Ebbene, guai se questo slancio riformatore fosse pensato come evento possibile solo in base ai benefici immediati che possono derivare nella battaglia elettorale prossima o lontana. Al popolo italiano e agli altri popoli europei che volessero seguirne l’esempio riformatore vanno offerti con lungimiranza e decisione da statista i benefici futuri, di lunga durata. Quelli che fondano una nuova agenda della politica economica europea. Naturalmente questo implica impostare una profonda riforma della comunicazione politica dove a far premio nel rapporto con gli elettori è il messaggio per cui ciò che conta è ottenere nel lungo periodo beni comuni come l’occupazione, l’aumento del reddito alle famiglie e il profitto delle imprese in una condizione di stabilità dei rapporti con i grandi investitori istituzionali e coloro che devono rendere solvibile e quindi sostenibile il nostro debito pubblico. 

È ciò che fanno da anni i francesi, che non discutono nella politica nazionale di indicatori numerici, ma propongono misure di riforma anche profondissime rispetto ai tetti di deficit e di debito europei (si pensi a quella sorta di reddito di cittadinanza proposto da un Macron ammaccato, ma ancora più che mai determinato nel perseguire quell’obbiettivo contestualmente a una riforma fiscale di grande portata). Ma non le si presentano codeste riforme come sfida ai tetti imposti dalla tecnocrazia europea, ma come rispetto del patto stipulato con l’elettorato. Patto che viene prima di ogni potere automatico tecnocratico europeo e che come tale va rispettato sempre, mentre i piloti automatici possono essere sostituiti dal pilota manuale quante più volte è possibile. 

Mi si dirà che questo è il frutto del minor debito pubblico della Francia. Un ragionamento utile, ma che da solo non tiene: quella determinazione politica (politica e non agitazione e propaganda) è il frutto, piuttosto, del fatto che la Francia è una potenza nucleare (l’ultima rimasta in Europa dopo la Brexit) e del fatto che i francesi da sempre contendono ai tedeschi il primato negli equilibri di potenza europei. L’Italia, che non ha l’atomica, ma l’alleanza strategica di lungo periodo con gli Usa quale sia il presidente, deve agire negoziando e agendo con i fatti senza impensierire i grandi investitori che sorreggono il nostro debito, abbandonando la logica dei benefici politici immediati per perseguire i benefici futuri, ossia quelli che ci daranno la possibilità di poter cambiare i regolamenti europei e poi i trattati. 

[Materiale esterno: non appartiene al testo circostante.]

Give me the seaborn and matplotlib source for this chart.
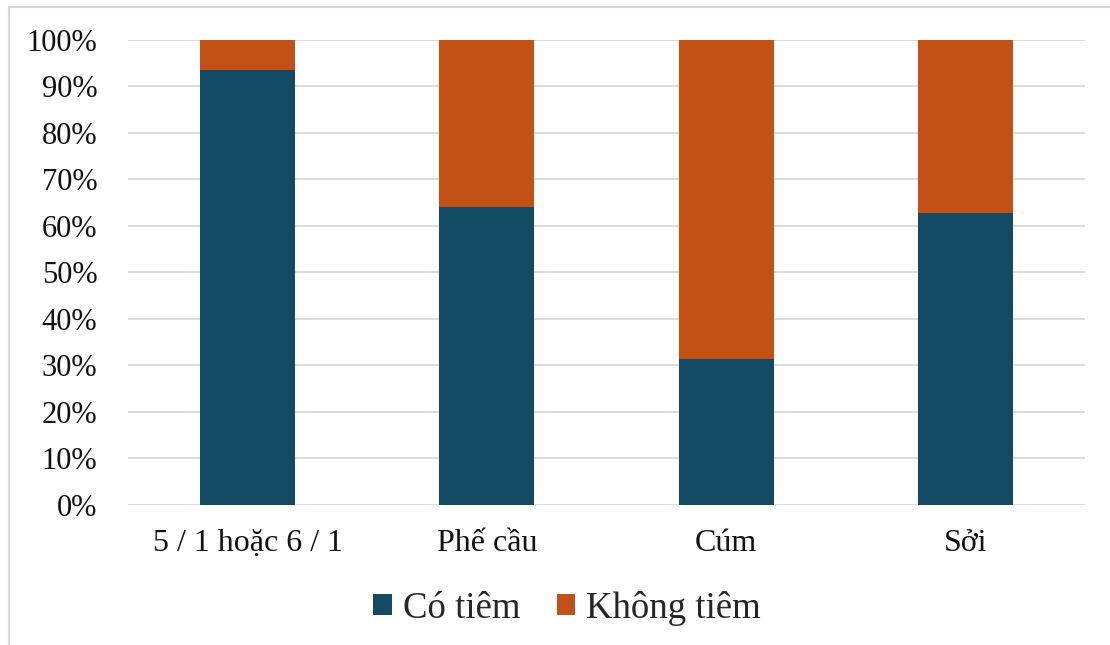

E si fa questo non con la guerra delle cifre, ma negoziando per ottenere la realizzazione dello scorporo dal calcolo dei debito delle spese per investimenti, per l’instaurazione di una nuova logica dei finanziamenti attraverso la mutualizzazione dei medesimi seguendo la logica degli Eurobond su cui Romano Prodi e Alberto Quadrio Curzio fecero proposte dimenticate e che vanno invece riproposte all’attenzione pubblica, superando steccati politici e realizzando convergenze tra tutti i partiti sull’obbiettivo fondamentale che è quello della riforma profonda delle regole europee, superando così le stupide e non sostenibili regole dell’austerità. 

Sta giungendo, com’è nella ciclicità della deflazione secolare da ordoliberismus, una nuova onda negativa che abbasserà ancor più i tassi — già bassissimi — della crescita europea. Solo gli Usa continueranno a crescere, proprio perché non hanno perseguito politiche economiche come quelle europee che sono le peggiori del mondo. Ma per cambiarle occorre pazienza, perseveranza, alleanze ampie sia con gli operatori dei mercati, sia tra le nazioni europee in un lungo e incessante lavoro di tessitura. Le grida di manzoniana memoria non solo sono inutili, ma dannose, perché pongono in pericolo la stabilità governativa. Il bene più prezioso su cui l’Italia di oggi può contare per rifondare la sua politica economica e riprendere il cammino della crescita. Per far questo occorre pazienza. E la pazienza è la vera virtù dei rivoluzionari.